Compared to contemporaries in the USA market, I find this car’s styling has aged well. Put it next o a dowdy Ford Tempo, for one.
Levin, a town cluttering up HWY 1 as you head north from Wellington New Zealand, last town with a fuel price war going on heading south but not really famous for anything untill this car appeared, they are quite prized if you can find an intact one but rare in that condition.
From memory, we only got the hatchback here and, though I typically prefer the hatchback style (see: pretty much every generation of Celica that offered both), the notch appeals to me more. Perhaps it’s because I’ve never seen one in the metal, but also because it looks so handsome.
This was immortalized in Grand Theft Auto IV and V as the “Futo” by their Toyota equivalent, Karin.
Whoa! Been here for 4 years, and it took me until today to experience CC Effect. Found this gem in Guimarães today. Finding an AE86 is as hard as finding a Supra here, and it’s even harder to find an original, survivor one that’s not a trailer queen.
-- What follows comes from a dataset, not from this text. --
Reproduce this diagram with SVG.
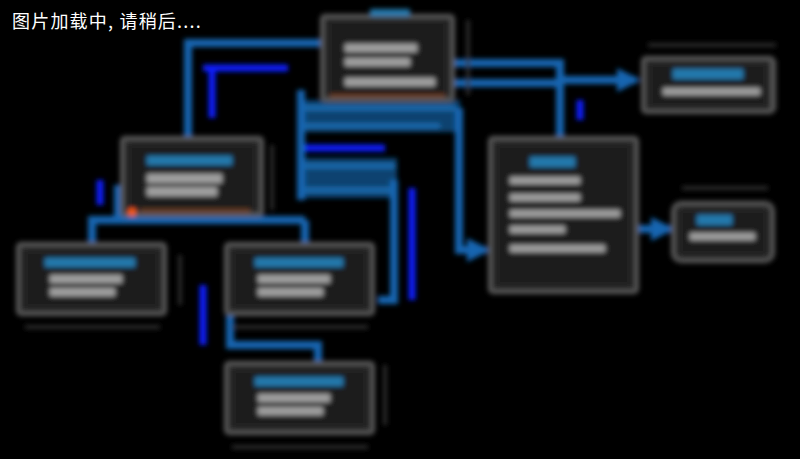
<svg xmlns="http://www.w3.org/2000/svg" width="800" height="459" viewBox="0 0 800 459">
<defs>
<style>
.node{fill:#262626;stroke:#5c5c5c;stroke-width:4}
.inner{fill:#1e1e1e}
.title{fill:#2279ad}
.line{fill:#a0a0a0}
.conn{fill:none;stroke:#1565b0;stroke-width:8}
.band{fill:#0d4270}
.stripe{fill:none;stroke:#1a6cb0;stroke-width:5}
.hot{fill:none;stroke:#0a1eff;stroke-width:7}
.dim{fill:none;stroke:#3a3a3a;stroke-width:3}
.warm{fill:#6a3a1a}
.msg{font-family:"Noto Sans CJK SC","Noto Sans",sans-serif;font-size:18px;fill:#ffffff}
</style>
<filter id="blur" x="-5%" y="-5%" width="110%" height="110%"><feGaussianBlur stdDeviation="2.5"/></filter>
<marker id="arr" viewBox="0 0 10 10" refX="8" refY="5" markerWidth="3" markerHeight="3" orient="auto"><path d="M0,0 L10,5 L0,10 z" fill="#1565b0"/></marker>
</defs>
<rect width="800" height="459" fill="#000"/>
<g filter="url(#blur)">
<g id="connectors">
<rect class="band" x="297" y="100" width="163" height="32"/>
<rect class="band" x="297" y="158" width="100" height="40"/>
<path class="stripe" d="M300,108 H455 M300,126 H440 M300,166 H395 M300,190 H390"/>
<path class="conn" d="M322,43 H188 V137"/>
<path class="hot" d="M288,68 H203 M212,68 V118"/>
<path class="conn" d="M453,63 H560 V137"/>
<path class="conn" d="M453,83 H560"/>
<path class="conn" d="M560,80 H636" marker-end="url(#arr)"/>
<path class="conn" d="M459,108 V250 H486" marker-end="url(#arr)"/>
<path class="conn" d="M637,229 H670" marker-end="url(#arr)"/>
<path class="conn" d="M301,90 V200"/>
<path class="hot" d="M305,148 H385"/>
<path class="conn" d="M394,180 V300 H378"/>
<path class="conn" d="M88,220 H305 M92,220 V243 M305,220 V243"/>
<path class="conn" d="M118,185 V220"/>
<path class="conn" d="M230,290 V345 H318 V362"/>
<path class="hot" d="M203,285 V345"/>
<path class="hot" d="M412,188 V300"/>
<path class="hot" d="M100,180 V205"/>
<path class="hot" d="M580,100 V120"/>
<path class="dim" d="M648,45 H776 M775,60 V110 M492,287 H637 M682,188 H768 M25,327 H160 M232,327 H368 M232,447 H368 M272,145 V210 M180,255 V305 M385,365 V425 M468,20 V95"/>
</g>
<g id="n-top"><rect class="node" x="322" y="16" width="131" height="84" rx="3"/><rect class="title" x="370" y="9" width="40" height="7"/><rect class="inner" x="330" y="22" width="115" height="72"/><rect class="warm" x="330" y="94" width="115" height="4"/><rect class="line" x="345" y="44" width="72" height="8"/><rect class="line" x="345" y="58" width="65" height="8"/><rect class="line" x="345" y="78" width="90" height="8"/></g>
<g id="n-mult"><rect class="node" x="122" y="138" width="140" height="77" rx="3"/><rect class="inner" x="130" y="146" width="124" height="62"/><rect class="warm" x="140" y="209" width="110" height="4"/><circle cx="132" cy="212" r="4" fill="#ff5a10"/><rect class="title" x="147" y="156" width="85" height="9"/><rect class="line" x="147" y="174" width="75" height="9"/><rect class="line" x="147" y="187" width="70" height="9"/></g>
<g id="n-big"><rect class="node" x="490" y="138" width="147" height="154" rx="3"/><rect class="inner" x="498" y="146" width="131" height="138"/><rect class="title" x="530" y="157" width="45" height="10"/><rect class="line" x="510" y="177" width="70" height="7"/><rect class="line" x="510" y="194" width="70" height="7"/><rect class="line" x="510" y="210" width="110" height="7"/><rect class="line" x="510" y="226" width="55" height="7"/><rect class="line" x="510" y="245" width="95" height="7"/></g>
<g id="n-topright"><rect class="node" x="643" y="58" width="130" height="54" rx="3"/><rect class="inner" x="651" y="65" width="114" height="40"/><rect class="title" x="673" y="69" width="70" height="10"/><rect class="line" x="663" y="88" width="97" height="7"/></g>
<g id="n-small"><rect class="node" x="673" y="203" width="100" height="58" rx="8"/><rect class="inner" x="681" y="211" width="84" height="42"/><rect class="title" x="697" y="215" width="35" height="10"/><rect class="line" x="690" y="233" width="65" height="7"/></g>
<g id="n-b1"><rect class="node" x="18" y="244" width="147" height="70" rx="3"/><rect class="inner" x="26" y="252" width="131" height="54"/><rect class="title" x="45" y="258" width="90" height="9"/><rect class="line" x="50" y="275" width="72" height="8"/><rect class="line" x="50" y="288" width="65" height="8"/></g>
<g id="n-b2"><rect class="node" x="226" y="244" width="147" height="70" rx="3"/><rect class="inner" x="234" y="252" width="131" height="54"/><rect class="title" x="255" y="258" width="88" height="9"/><rect class="line" x="258" y="275" width="72" height="8"/><rect class="line" x="258" y="288" width="65" height="8"/></g>
<g id="n-b3"><rect class="node" x="226" y="363" width="147" height="70" rx="3"/><rect class="inner" x="234" y="371" width="131" height="54"/><rect class="title" x="255" y="377" width="88" height="9"/><rect class="line" x="258" y="394" width="72" height="8"/><rect class="line" x="258" y="407" width="65" height="8"/></g>
</g>
<text class="msg" x="12" y="28" letter-spacing="1.2">图片加载中, 请稍后....</text>
</svg>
Here in its fully stock, faded red glory
I actually like the styling of the notchback, but what strikes me the most is just how transformative the hidden-headlamp front fascia that we got on our U.S. SR-5 models were on these cars. Great find and post as per your usual!
At the time my wife was at me to get a new car, “something reliable like a Corolla”, but I equated Corolla with “boring little sedan with wonky legs”. As I enjoyed corners to the point of making her carsick once, a Corolla wasn’t happening. I should have thought about one of these (we only got the liftback, at a prodigious price hike over the sedans, IIRC), but the suspension and engine of Australian ones were probably no better than the sedans.
CC-in-scale only has the liftback, but in duplicate. In retrospect it’s what I might have liked, but was unable to buy new.